There is no Barack Obama. Everyone who meets him makes up their own version of him. He is an outstanding orator becaue he has learned to read the desire of those around him about who they want him to be and then to reflect and fulfill that desire. It has worked for him every step of the way until now. Be the ball? He is the words he says. When he says them. That's his whole identity, the wave of affirmation that flows back from the crowd when he has been a clear enough mirror.

He has been too many things to too many different people. But all those people expect to see what they're expecting to see every time, and it's no longer possible in the simultaneous pressures of a presidential campaign. Even he doesn't know how different he is from venue to venue and person to person. That's why he doesn't know how to recognize the urgency of repudiating Jeremiah Wright in absolute and unforgiving terms. There's a part of him that believes in the AIDS conspiracy, just as there's a part of him that believes in the fundamental decency of all the guilty liberals who admired and promoted him at the Harvard Business School.

All of this could possibly be overcome if he had any feel for the deep diversity of the American electorate. But he doesn't. From first to last, he's always been an outsider. He doesn't understand at all -- and neither does USA Today's eager young reporter -- that African-Americans have been on a deadly collision course with feminists since the mid-seventies. These two apparent and frequently avowed allies have been competing for the same finite pool of extra privileges all along, and because there are more women and more of the women are white, it is the feminists who have done more to slow the de-racialization of America than any other force. The feminists' anti-male propaganda has inevitably done far more damage to African-American males and their role in families than it has done to white men. The feminists' gradual achievement of female hegemony over child ownership, child-rearing, and abortion decisions has done more to destroy the black family and promote the epidemic of children born out of wedlock than any conspiracy Jeremiah Wright could ever dream up. The resistance -- in the virulent form of hip-hop hatred of women -- has made racism and sexism into the two supposedly allied causes that were destined to go finally and horribly to war with one another.

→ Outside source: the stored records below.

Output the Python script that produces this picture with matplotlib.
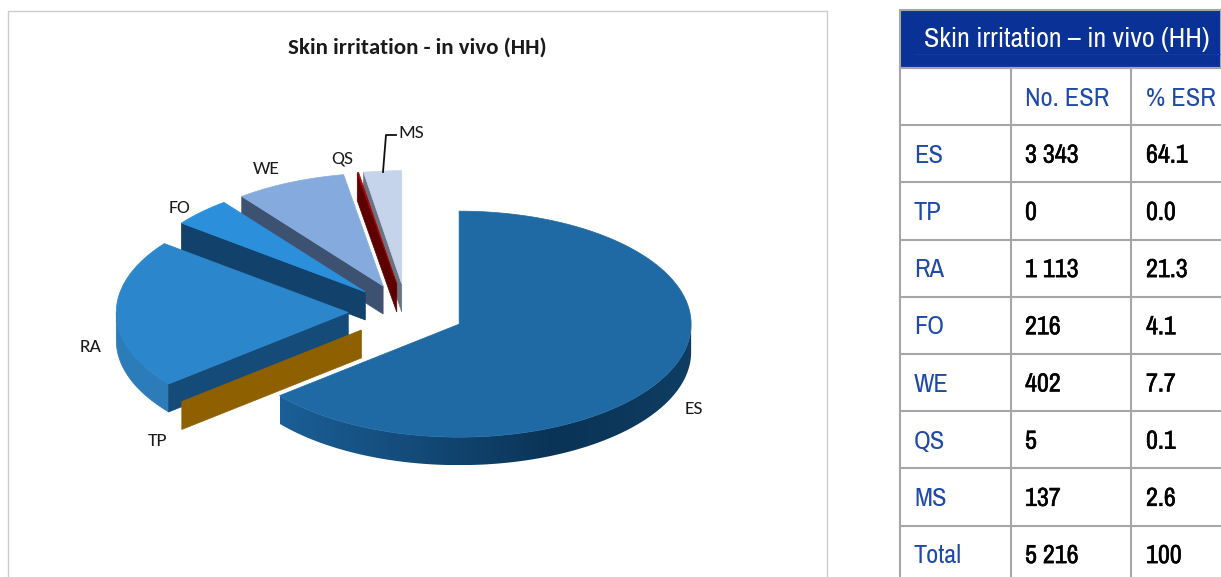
import numpy as np
import matplotlib
matplotlib.use('Agg')
import matplotlib.pyplot as plt
import matplotlib.patheffects as pe
from matplotlib.colors import LinearSegmentedColormap
from matplotlib.patches import Polygon

labels = ['ES', 'TP', 'RA', 'FO', 'WE', 'QS', 'MS']
noEsr = [3343, 0, 1113, 216, 402, 5, 137]
noEsrText = ['3 343', '0', '1 113', '216', '402', '5', '137']
pctEsrText = ['64.1', '0.0', '21.3', '4.1', '7.7', '0.1', '2.6']
totalRow = ['Total', '5 216', '100']
tableTitle = 'Skin irritation – in vivo (HH)'
chartTitle = 'Skin irritation - in vivo (HH)'
colHeads = ['No. ESR', '% ESR']

#colours of each slice: top face, cut wall, rim
topColors = ['#1f6aa5', '#8f6000', '#2b86cc', '#2b8fdc', '#85abde', '#b00000', '#c5d3eb']
cutColors = ['#134a78', '#8f6000', '#144b78', '#12416b', '#3d5270', '#5c0000', '#6b7280']
rimColors = ['#1f6aa5', '#8f6000', '#2b7cb9', '#2b8fdc', '#85abde', '#b00000', '#c5d3eb']
esRim = LinearSegmentedColormap.from_list('esRim', ['#1b5f96', '#134a78', '#0a3356', '#0f3d63'])

#pie geometry in pixels
centerX, centerY = 406.5, 312
radiusX, radiusY = 232, 113
depth = 28
explode = 0.251

fig = plt.figure(figsize=(12.21, 5.77), dpi=100)
ax = fig.add_axes([0, 0, 1, 1])
ax.axis('off')

def arcPoints(apex, start, end):
    #points on the rim, angles clockwise from the top
    angles = np.radians(np.linspace(start, end, max(int(end - start) * 2, 2)))
    return np.column_stack((apex[0] + radiusX * np.sin(angles), apex[1] - radiusY * np.cos(angles)))

def drawRim(apex, start, end, i):
    #only the front half of the rim can be seen
    start = max(start, 90)
    end = min(end, 270)
    if end <= start:
        return
    arc = arcPoints(apex, start, end)
    shape = np.vstack((arc, arc[::-1] + [0, depth]))
    if i == 0: #the big slice gets a dark gradient running to the right
        patch = Polygon(shape, facecolor='none', edgecolor='none')
        ax.add_patch(patch)
        left, right = shape[:, 0].min(), shape[:, 0].max()
        shade = np.linspace(0, 1, 256).reshape(1, -1)
        img = ax.imshow(shade, cmap=esRim, extent=(left, right, shape[:, 1].max(), shape[:, 1].min()), aspect='auto')
        img.set_clip_path(patch)
    else:
        ax.add_patch(Polygon(shape, facecolor=rimColors[i], edgecolor=rimColors[i], lw=0.5))

def drawSlice(i, start, end):
    mid = np.radians((start + end) / 2)
    apex = (centerX + explode * radiusX * np.sin(mid), centerY - explode * radiusY * np.cos(mid))
    drawRim(apex, start, end, i)
    #the cut wall at the start of the slice faces the viewer on the left half
    if 180 < start < 360:
        edge = arcPoints(apex, start, start + 1)[0]
        wall = [apex, edge, edge + [0, depth], (apex[0], apex[1] + depth)]
        ax.add_patch(Polygon(wall, facecolor=cutColors[i], edgecolor=cutColors[i], lw=0.5))
    if end > start:
        top = np.vstack(([apex], arcPoints(apex, start, end)))
        ax.add_patch(Polygon(top, facecolor=topColors[i], edgecolor=topColors[i], lw=0.5))

#chart frame, no bottom line as the picture is cut there
frameColor = '#cccccc'
ax.plot([8, 8, 827, 827], [577, 11, 11, 577], color=frameColor, lw=1.0)

bounds = np.concatenate(([0], np.cumsum(noEsr))) / sum(noEsr) * 360
for i in reversed(range(len(labels))): #back slices first
    drawSlice(i, bounds[i], bounds[i + 1])

chartFont = ['Carlito', 'Lato', 'DejaVu Sans']
ax.text(417, 47.5, chartTitle, family=chartFont, fontsize=16.5, fontweight='bold', ha='center', va='center', color='#1a1a1a')
labelPos = {'ES': (694, 408), 'TP': (158, 440), 'RA': (91, 346), 'FO': (179, 207),
            'WE': (266, 168), 'QS': (342, 157), 'MS': (411, 132)}
for name in labels:
    ax.text(labelPos[name][0], labelPos[name][1] + 1, name, family=chartFont, fontsize=14, ha='center', va='center', color='#1a1a1a')
ax.plot([383, 386, 396], [172, 135, 135], color='#111111', lw=1.3)

#table on the right, cut by the picture edge
tableFont = ['Archivo Narrow', 'Roboto Condensed', 'Liberation Sans']
blue = '#1f4aa8'
lineColor = '#a6a6a6'
thicker = [pe.withStroke(linewidth=0.35, foreground='black')] #the narrow font has no bold cut here
rowLines = [68 + 57.2 * n for n in range(10)]
colLines = [900, 1011, 1131]
ax.add_patch(Polygon([(900, 10), (1221, 10), (1221, 68), (900, 68)], facecolor='#0a3296', edgecolor=lineColor, lw=1.5))
ax.plot([915, 1221], [54, 54], color='#1c40a0', lw=0.5)
for y in rowLines:
    ax.plot([900, 1221], [y, y], color=lineColor, lw=1.5)
for x in colLines:
    ax.plot([x, x], [68, 577], color=lineColor, lw=1.5)
ax.text(1067, 40, tableTitle, family=tableFont, fontsize=20.2, color='white', ha='center', va='center')

colX = [915, 1025, 1146]
rowMid = [r + 30 for r in rowLines]
for x, head in zip(colX[1:], colHeads):
    ax.text(x, rowMid[0], head, family=tableFont, fontsize=19, color=blue, va='center')
rows = list(zip(labels, noEsrText, pctEsrText)) + [tuple(totalRow)]
for n, row in enumerate(rows):
    y = rowMid[n + 1]
    ax.text(colX[0] - 1, y, row[0], family=tableFont, fontsize=19, color=blue, va='center')
    ax.text(colX[1], y, row[1], family=tableFont, fontsize=18.8, color='black', va='center', path_effects=thicker)
    ax.text(colX[2], y, row[2], family=tableFont, fontsize=18.8, color='black', va='center', path_effects=thicker)

ax.set_xlim(0, 1221)
ax.set_ylim(577, 0)
fig.savefig('out.png', dpi=100)
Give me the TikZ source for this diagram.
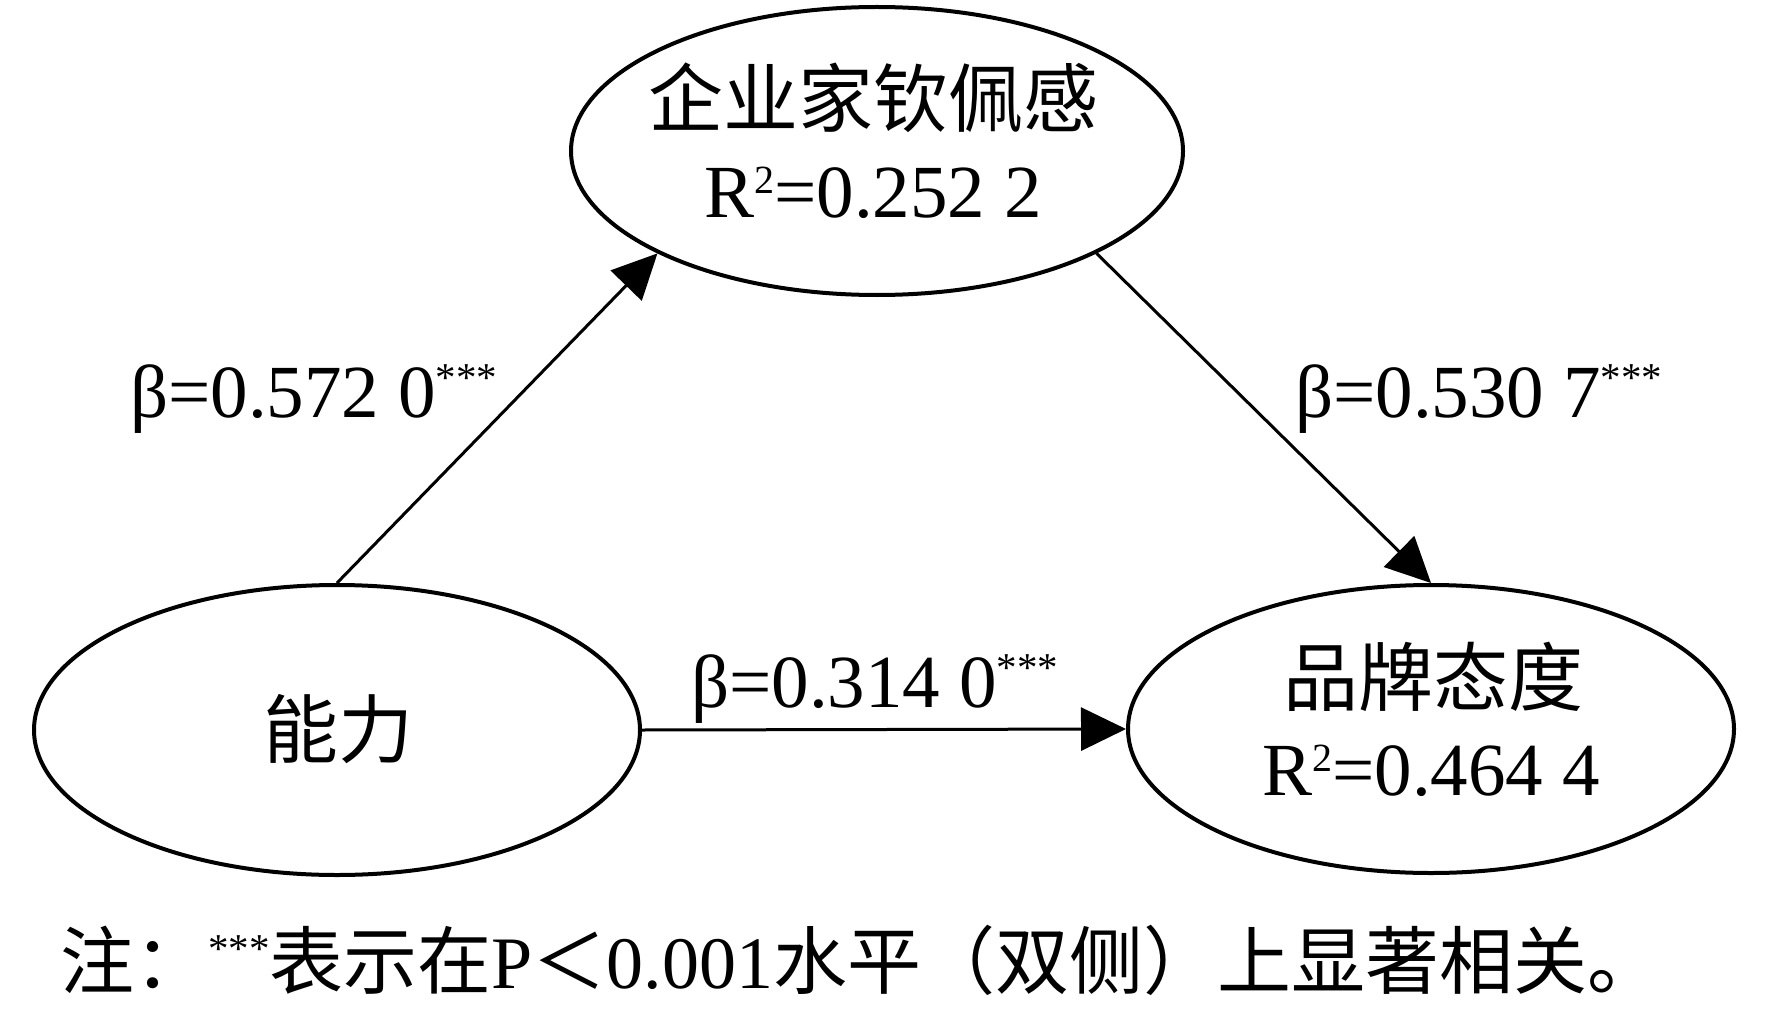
\documentclass[tikz,border=0pt]{standalone}
\usepackage{fontspec}
\setmainfont{Liberation Serif}
\newfontfamily\cjk{Noto Sans CJK SC}
\usetikzlibrary{shapes.geometric,arrows.meta}
\newcommand\mysupA[1]{\raisebox{24pt}{\fontsize{40}{40}\selectfont #1}}
\newcommand\mysupB[1]{\raisebox{26pt}{\fontsize{41}{41}\selectfont #1}}
\begin{document}
\begin{tikzpicture}[x=1pt,y=-1pt,
  ell/.style={draw,line width=4pt,ellipse,inner sep=0pt},
  txt/.style={inner sep=0pt,anchor=base,font=\fontsize{75}{90}\selectfont},
  arr/.style={line width=3pt,-{Triangle[length=45pt,width=43pt]}}]
\useasboundingbox (0,0) rectangle (1772,1011);
\node[ell,minimum width=612pt,minimum height=288pt] (top) at (877,151) {};
\node[ell,minimum width=606pt,minimum height=290pt] (left) at (337,730) {};
\node[ell,minimum width=606pt,minimum height=288pt] (right) at (1431,729) {};
\node[txt] (topA) at (873,127) {\cjk 企业家钦佩感};
\node[txt] (topB) at (873,218) {R\mysupA{2}=0.252 2};
\node[txt] (rightA) at (1433,705) {\cjk 品牌态度};
\node[txt] (rightB) at (1431,795) {R\mysupA{2}=0.464 4};
\node[txt] (leftA) at (338,757) {\cjk 能力};
\node[txt,anchor=base west] (b1) at (130,417) {β=0.572 0\mysupB{***}};
\node[txt,anchor=base west] (b2) at (1295,417) {β=0.530 7\mysupB{***}};
\node[txt,anchor=base west] (b3) at (691,707) {β=0.314 0\mysupB{***}};
\draw[arr] (left.north) -- (top.-155);
\draw[arr] (top.-25) -- (right.north);
\draw[arr] (left.east) -- (right.west);
\node[txt,anchor=base west,font=\fontsize{74}{90}\selectfont] (note) at (60,988)
  {\cjk 注：\rmfamily\mysupB{***}\cjk 表示在\rmfamily P\cjk ＜\rmfamily 0.001\cjk 水平（双侧）上显著相关。};
\end{tikzpicture}
\end{document}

Regardless of how the campaign war turns out, both sides have been crippled. Obama cannot win because there is no one inside the gauzy, unreal image to battle through the contradictions to a mandate based on character rather than a mosaic of sliver identities. His white vote will shrivel as ordinary Americans discover they can't determine where his allegiance lies, unless it's to himself only. Women will sit on their hands because they've seen enough of the slick young operator who waltzes in at the last moment and swipes the opportunity from the deserving veteran female (and being half-white doesn't help him in this respect). But Hillary can't win, either, because of the one-drop rule. Even though Obama is not and never was an African-American, he has always been black enough to benefit from the superannuated slave culture that forgives every corruption and hypocrisy in those who have any claim on being black. If Hillary is the nominee, African-Americans will stay home in significant numbers. Unlike Jeremiah Wright, John McCain is the irascible uncle we'd go to for help in a pinch, not hide from because of the revolver he keeps in a cigar box.

At the end of the day, Reverend Wright is a self-fulfilling prophecy, the poison in the well. Like Moses, he can never accompany his chosen ones to the promised land When his people finally learn to stop following his like, they will find what they seek, as if by magic. But for now, the horse he groomed for them is scratched at the gate.

If you think we're wrong, you do not yet understand the power of YouTube.



It will "never stop, never stop, never stop..."


UPDATE. Thanks to Glenn Reynolds for the link. I owe him an apology. When he didn't link this post quickly enough to suit me, I sent him a cranky email. InstaPunk's customary arrogance is a persona that's a useful tool on a satirical website but has no place in other kinds of correspondence. Glenn has proved he's a fairer man than I am. We'll see if I can do better in future.